* start *
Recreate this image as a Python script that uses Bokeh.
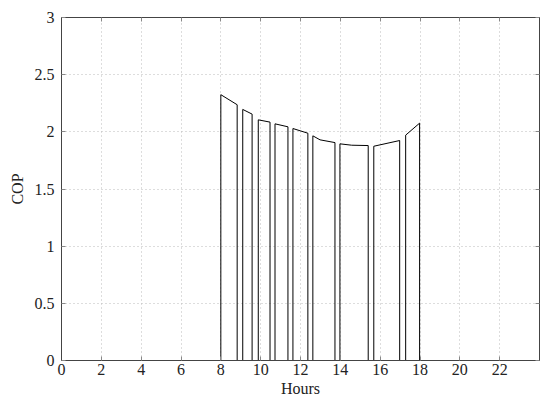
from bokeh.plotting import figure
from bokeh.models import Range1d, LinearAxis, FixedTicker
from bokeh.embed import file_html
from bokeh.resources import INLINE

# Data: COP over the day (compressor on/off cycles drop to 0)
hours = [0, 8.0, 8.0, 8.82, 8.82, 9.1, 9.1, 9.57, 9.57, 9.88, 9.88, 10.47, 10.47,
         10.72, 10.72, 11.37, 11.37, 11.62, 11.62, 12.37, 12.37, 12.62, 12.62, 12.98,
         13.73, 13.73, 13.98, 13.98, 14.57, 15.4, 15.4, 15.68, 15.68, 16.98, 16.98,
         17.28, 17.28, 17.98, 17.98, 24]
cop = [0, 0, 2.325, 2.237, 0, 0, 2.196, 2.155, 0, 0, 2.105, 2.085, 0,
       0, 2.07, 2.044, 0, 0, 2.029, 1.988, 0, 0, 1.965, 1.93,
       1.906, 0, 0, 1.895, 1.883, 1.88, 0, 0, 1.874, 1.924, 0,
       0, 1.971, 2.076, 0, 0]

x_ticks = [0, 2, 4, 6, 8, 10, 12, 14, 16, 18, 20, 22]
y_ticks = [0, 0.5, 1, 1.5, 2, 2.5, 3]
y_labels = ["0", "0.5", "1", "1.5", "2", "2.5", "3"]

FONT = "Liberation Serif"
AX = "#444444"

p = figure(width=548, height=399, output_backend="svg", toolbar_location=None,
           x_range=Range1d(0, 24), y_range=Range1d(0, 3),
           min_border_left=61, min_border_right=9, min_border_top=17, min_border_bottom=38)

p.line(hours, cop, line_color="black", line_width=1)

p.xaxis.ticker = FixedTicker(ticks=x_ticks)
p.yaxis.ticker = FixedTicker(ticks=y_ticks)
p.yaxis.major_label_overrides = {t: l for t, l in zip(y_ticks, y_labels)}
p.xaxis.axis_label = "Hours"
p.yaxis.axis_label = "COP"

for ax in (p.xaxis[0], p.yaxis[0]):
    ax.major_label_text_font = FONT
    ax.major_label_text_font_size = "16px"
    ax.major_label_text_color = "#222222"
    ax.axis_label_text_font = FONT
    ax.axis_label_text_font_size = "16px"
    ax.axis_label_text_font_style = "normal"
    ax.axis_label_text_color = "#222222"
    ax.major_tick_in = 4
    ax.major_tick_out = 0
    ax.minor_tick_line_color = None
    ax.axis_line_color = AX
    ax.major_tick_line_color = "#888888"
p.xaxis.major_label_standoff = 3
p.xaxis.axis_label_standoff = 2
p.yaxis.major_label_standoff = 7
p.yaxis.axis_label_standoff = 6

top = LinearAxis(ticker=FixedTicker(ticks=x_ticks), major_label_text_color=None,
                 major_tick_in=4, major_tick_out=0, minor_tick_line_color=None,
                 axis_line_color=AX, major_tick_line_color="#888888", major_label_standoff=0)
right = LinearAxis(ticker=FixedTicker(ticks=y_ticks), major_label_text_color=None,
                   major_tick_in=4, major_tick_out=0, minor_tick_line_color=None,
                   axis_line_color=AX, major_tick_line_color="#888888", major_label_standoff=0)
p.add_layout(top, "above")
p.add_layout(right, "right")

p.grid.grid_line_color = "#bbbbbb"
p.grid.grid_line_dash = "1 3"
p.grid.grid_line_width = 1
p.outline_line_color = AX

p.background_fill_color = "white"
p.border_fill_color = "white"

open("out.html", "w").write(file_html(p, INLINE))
* end *
[Task objective]
Repeat only what lies between the start of the data and the end of the line containing "from bokeh.resources import INLINE", exactly, with pictures left out.

[Task response]
Recreate this image as a Python script that uses Bokeh.
from bokeh.plotting import figure
from bokeh.models import Range1d, LinearAxis, FixedTicker
from bokeh.embed import file_html
from bokeh.resources import INLINE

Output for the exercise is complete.